Noble Group on Wednesday said lenders agreed to extend the waiver for its $1.1 billion revolving credit facility until May 18.
The company said it continued talking to creditors about a restructuring.
"Whilst no assurance can be given as to the outcome of these discussions, the company believes that these are open and constructive, and are moving forward," the company said in a regulatory filing.
Noble said last month that it has started discussions with various stakeholders with the objective of treating them all fairly.
Bloomberg reported last week that the commodity trader was in talks with creditors about a conventional restructuring that includes a debt-for-equity swap.

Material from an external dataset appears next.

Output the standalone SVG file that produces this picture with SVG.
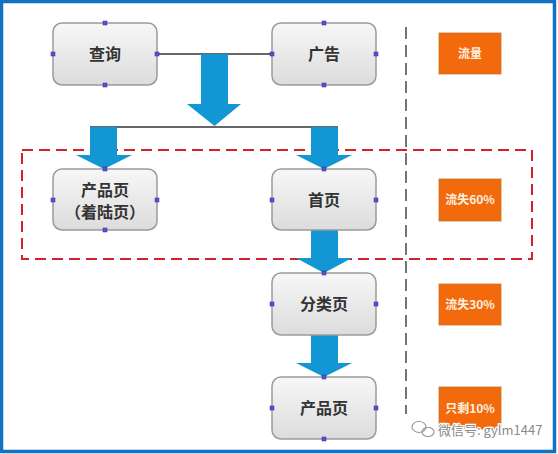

Depending on its size, the debt-for-equity swap could wipe out a significant portion of the shareholdings of current investors, the report said.
Once Asia's largest commodity trader, Noble's decline since 2015 has been marked by losses, concern it won't pay its debt and claims from long-time foe Iceberg Research including that it inflated the value of some contracts.
The Hong Kong-based firm, which is in talks with investors to address its deteriorating financial position, has been forced to shrink its business, exiting loss-making and non-core operations in order to survive.
Last week, its shareholders approved the company's pending sale of its North American oil business to Vitol U.S. Holdings about $580 million.
Noble Group shares rose 4.2 percent at S$0.25 on the Singapore Exchange. The trader's market capitalization, which once topped $10 billion, has shrunk to $320 million.